Sen. Sherrod Brown accused President Donald Trump of being “a racist,” charging he “built his political career” on falsely questioning whether former President Barack Obama was born in the United States.

During an interview Sunday on NBC’s Meet the Press, Brown, D-Ohio, assailed Trump, saying he “doesn’t tell the truth frequently. We know he lies frequently. And we know of his racist comments and background.”

“I know that he built his political career knowing what he was doing — on questioning the legitimacy and the birthplace of the president of the United States,” Brown said.

The White House has not yet responded to Brown’s statements.

Brown, who was in Iowa the past three days as he considers a bid for the 2020 Democratic presidential nomination, criticized Trump after he called for Virginia Gov.
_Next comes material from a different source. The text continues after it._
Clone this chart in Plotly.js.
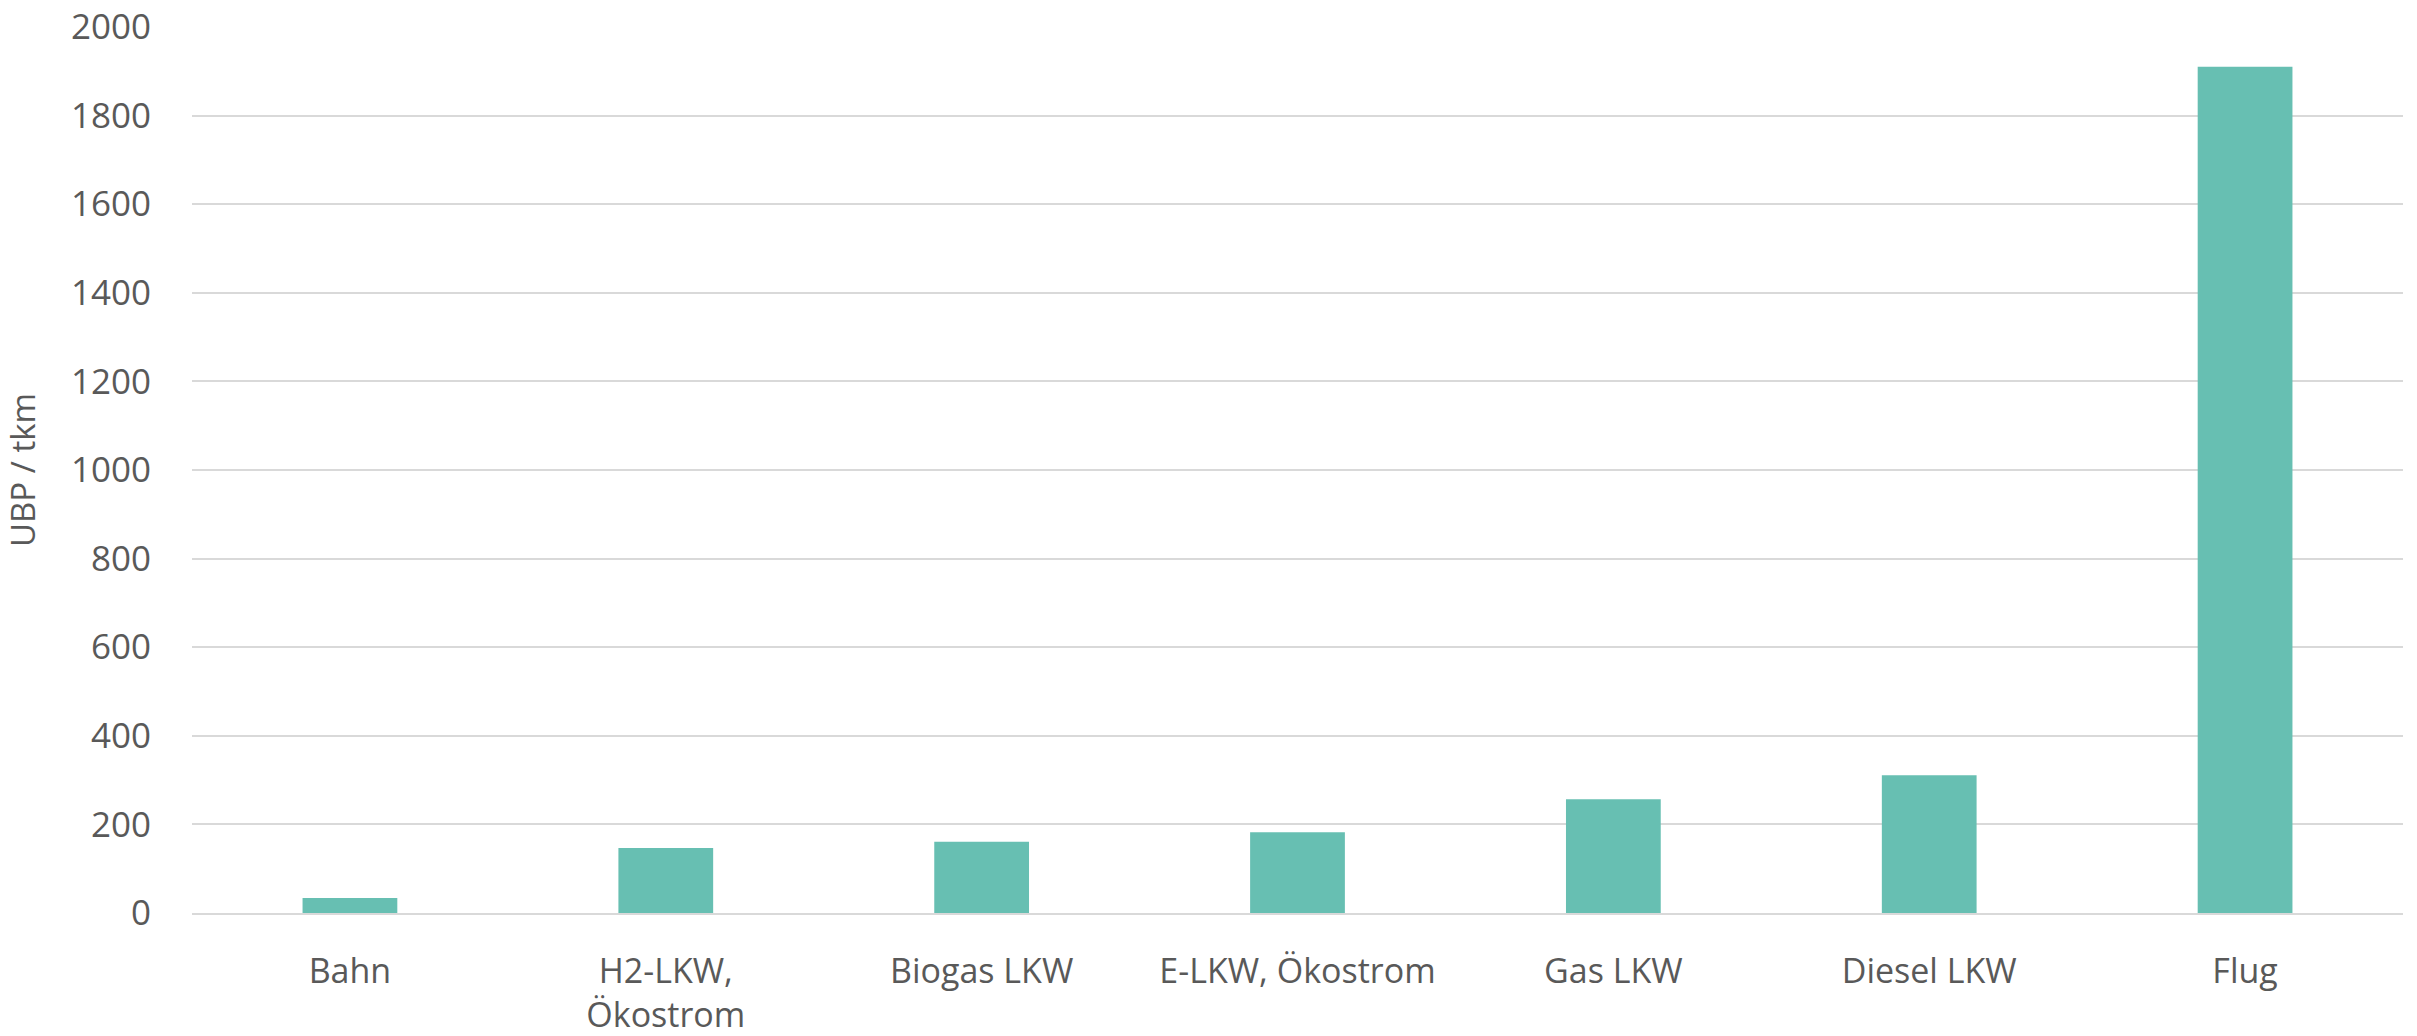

Ralph Northam to resign following revelations that as a medical student in 1984 he may have been photographed in either black face or a Ku Klux Klan outfit.

Northam, a Democrat, has insisted he was not either of the two people in the photo, although he acknowledged as a young man he once darkened his face with shoe polish as part of a dance contest where he imitated Michael Jackson.

“He should resign now,” Brown said. “This country hasn’t dealt well with the issues of race.”

Brown, who plans to travel to South Carolina later this month, has yet to decide whether he will run for president.

Although a longtime member of the Democratic Party’s progressive wing, Brown has steered away from promising to scrap the country’s private insurance system and adopting a Canadian-style government health-care approach.

Under that plan, endorsed by a number of Democratic presidential contenders, the government would guarantee health coverage for all Americans and finance it through increased taxes.

In essence, they would extend Medicare – the federal program which pays health costs for the elderly – to all Americans. But independent studies have suggested such a system could cost anywhere between $15 trillion and $32 trillion during the next decade.

Declaring that “nobody’s accused me, in my career, of being an incrementalist,” Brown said while “we’ve worked for Medicare for all,” he said he wants “to help people quickly” by having Congress approve a plan to allow people age at “55 or even 50” to buy into Medicare.